Machine learning recognition
In order to have the robot follow the movements of CC’s and not other objects, the CC should be recognized as such. Because the CC will be followed outside on the docks the recognition has to be very robust and work in various weather conditions. The best and most reliable way to do that is by applying machine learning.
Luckily, corner castings being standardized, have a well recognizable geometric profile; a square like box with an oval hole. With a self-made dataset of pictures (figure 3) in which both the CC and the hole were annotated, different YoloV5 models were trained. This was done via Google Colab on available GPU’s with different amounts of epochs to produce weight files (.pt) that can be used for visual detection in python scripts. This resulted in a confident detection of the CC and the hole (figure 4). To make the model more reliable in different conditions, more annotated and augmented pictures of this condition can be added to the dataset.
Figure 3 Roboflow dataset with annotations used for yolov5 training
Figure 4 First test results from yolov5
Simulating different weather conditions
By applying various circumstances to the image we could determine the robustness of the machine learning weights. The detection with the Realsense camera performed great overall and managed to detect the CC and the hole when exposed to any daylight scenery, glare, bright spotlights, dirty/obstructed lens and in poor lighting conditions as shown in figure 5.
Figure 5 Cornercast detection in different weather conditions
Apart from using detection for confirmation that there is in fact a CC in front of the camera, the bounding boxes from detection are also used to track the CC. The centre of the bounding box around the hole is the position that needs to be tracked. This is the basis of the tracking in the plane of the camera’s field of view. Because the container can also swing longitudinally, changes in distance between CC and camera need to be tracked as well. An Intel Realsense camera with depth detection was used to determine the distance and use this to move the robot accordingly to the longitudinal movements of the container. This distance is then shown in the video interface as shown in figure 6 . Using the difference of distances in X, Y coordinates from the centerpoint, shown as the green dot in the RGB image and the difference in depth (Z coordinate) between every following frame, the average velocity between two frames can be calculated. By multiplying the velocity with the delay of the executed script, the distance to compensate can be obtained.
Figure 6 Final interface cornercast tracking
Digital twin & Camera-based robot control
For the proof of concept a digital testing environment was built in the RoboDK simulation software. The main advantage of this particular program is the possibility to control a real UR10 robot from a Windows computer, without the need for virtual machines.
To calibrate the robot simulator to the camera image a work field has been designed, which is visible in both aspects (as can be seen in figure 6 and 7). In this way points from the camera image can be matched to points in the simulator to control the robot. The standardized size of the CC, is used to scale the work field along with the distance to the CC.
In the simulation setup a UR10 robot was placed along with a “hanging” container, suspended in the air and movable. Some context was also added with more containers and a rail system that would be necessary should the robot handle different container sizes (20ft and 40ft).

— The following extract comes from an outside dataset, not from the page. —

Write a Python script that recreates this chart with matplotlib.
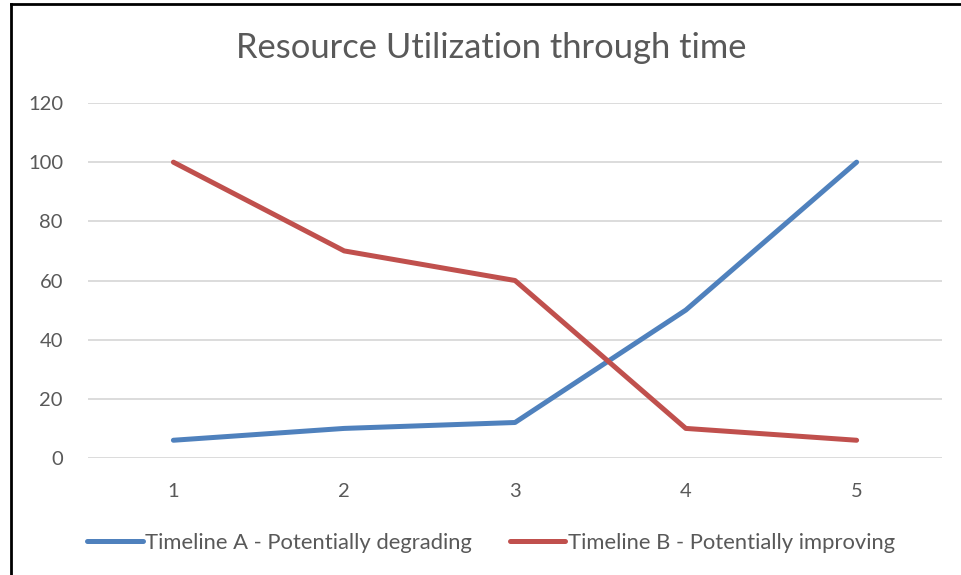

Figure 7 RoboDK simulation with workspace dimensions
The X-Y-Z coordinates tracked from the visual feed and the depth camera are sent to a script that links to RoboDK and commands the movement of the container. With a small delay, the robot also moves to this location. In reality, the container is already at the coordinate location and the robot would move toward this point. The delay added is equal to the processing time, so it represents the delay between real life input and the subsequent robot movement.
The delay of the python script is a very important aspect of this solution, because it greatly affects the precision of handling twistlocks. The speed can mostly be increased by optimizing the code and having processes run parallel to each other; so-called multi-threading. Cleaning up unnecessary pieces of code also helped achieve a steady 15 frames per second including all the processing of detection and tracking. This is the limit of our personal hardware. Greater speeds can be achieved using more advanced processing units.
This solution is part of the greater project Siemens has at hand, and to implement this it’s important to keep in mind that the Program RoboDK can be used to control a real robot. With this program Siemens is able to map the average delay created when using machine vision to track a container. The information about this delay will help them in choosing the continuation of this project. They now know the distance and time the robot has to make up to the container.
The code should be changed to move only the robot with no “extra” delay, only the real processing time. The container can be removed from the move commands, and even from the digital environment.
A compliant tool for twistlock handling is still necessary and should be able to compensate for precision margins and tolerances in the follow-movement.
An in-depth evaluation of hardware should be done to achieve the best processing time possible and avoid delay in the robot movement.